COLLECTED MATERIAL

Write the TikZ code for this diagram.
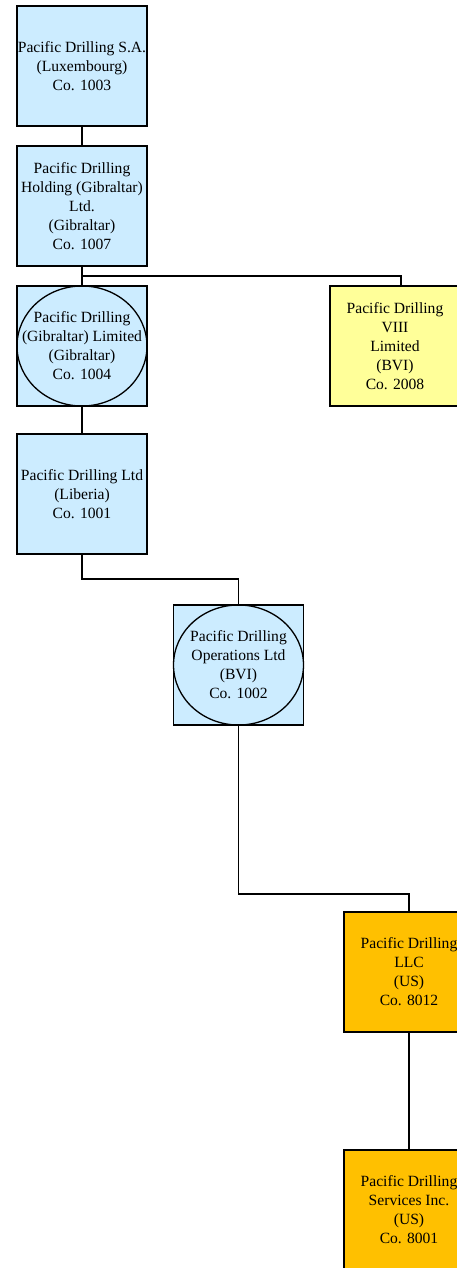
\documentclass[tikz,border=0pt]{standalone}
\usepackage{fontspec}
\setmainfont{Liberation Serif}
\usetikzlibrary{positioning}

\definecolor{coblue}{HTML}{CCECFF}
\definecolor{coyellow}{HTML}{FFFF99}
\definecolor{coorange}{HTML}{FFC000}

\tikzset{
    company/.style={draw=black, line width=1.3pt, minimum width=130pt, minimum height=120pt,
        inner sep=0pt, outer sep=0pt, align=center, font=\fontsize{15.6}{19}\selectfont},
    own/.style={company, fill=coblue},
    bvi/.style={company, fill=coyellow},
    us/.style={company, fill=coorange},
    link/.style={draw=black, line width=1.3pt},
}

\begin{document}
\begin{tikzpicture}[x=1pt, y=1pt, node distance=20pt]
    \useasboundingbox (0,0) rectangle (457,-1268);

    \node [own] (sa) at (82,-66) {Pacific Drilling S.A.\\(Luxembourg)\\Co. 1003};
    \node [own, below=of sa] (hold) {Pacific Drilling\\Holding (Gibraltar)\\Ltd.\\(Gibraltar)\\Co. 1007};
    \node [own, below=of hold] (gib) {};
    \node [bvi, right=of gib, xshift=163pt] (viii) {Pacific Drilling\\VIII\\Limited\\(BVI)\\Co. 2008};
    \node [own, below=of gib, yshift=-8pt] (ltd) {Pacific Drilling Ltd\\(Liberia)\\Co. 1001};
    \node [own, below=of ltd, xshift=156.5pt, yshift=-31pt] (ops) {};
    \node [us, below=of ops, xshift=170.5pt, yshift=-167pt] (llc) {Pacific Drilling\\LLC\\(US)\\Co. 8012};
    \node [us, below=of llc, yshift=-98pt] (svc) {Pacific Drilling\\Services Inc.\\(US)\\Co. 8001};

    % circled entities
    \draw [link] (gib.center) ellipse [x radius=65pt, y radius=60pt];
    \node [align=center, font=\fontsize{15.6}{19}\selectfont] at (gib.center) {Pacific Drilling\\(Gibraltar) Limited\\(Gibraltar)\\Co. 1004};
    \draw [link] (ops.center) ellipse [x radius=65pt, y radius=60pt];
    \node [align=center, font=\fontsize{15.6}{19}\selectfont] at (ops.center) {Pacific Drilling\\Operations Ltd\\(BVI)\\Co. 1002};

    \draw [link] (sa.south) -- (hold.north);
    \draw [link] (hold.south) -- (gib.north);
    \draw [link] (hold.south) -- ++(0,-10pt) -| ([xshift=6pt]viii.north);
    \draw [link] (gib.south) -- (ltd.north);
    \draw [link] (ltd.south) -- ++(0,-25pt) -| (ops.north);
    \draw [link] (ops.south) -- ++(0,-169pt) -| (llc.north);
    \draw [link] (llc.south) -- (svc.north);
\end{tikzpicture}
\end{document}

PROBLEM DESCRIPTION
Your task is to restate word for word the lines from the top of the data to the line containing "(0,0) rectangle (457,-1268);", both ends included, with every picture left out.

EXERCISE ANSWER
Write the TikZ code for this diagram.
\documentclass[tikz,border=0pt]{standalone}
\usepackage{fontspec}
\setmainfont{Liberation Serif}
\usetikzlibrary{positioning}

\definecolor{coblue}{HTML}{CCECFF}
\definecolor{coyellow}{HTML}{FFFF99}
\definecolor{coorange}{HTML}{FFC000}

\tikzset{
    company/.style={draw=black, line width=1.3pt, minimum width=130pt, minimum height=120pt,
        inner sep=0pt, outer sep=0pt, align=center, font=\fontsize{15.6}{19}\selectfont},
    own/.style={company, fill=coblue},
    bvi/.style={company, fill=coyellow},
    us/.style={company, fill=coorange},
    link/.style={draw=black, line width=1.3pt},
}

\begin{document}
\begin{tikzpicture}[x=1pt, y=1pt, node distance=20pt]
    \useasboundingbox (0,0) rectangle (457,-1268);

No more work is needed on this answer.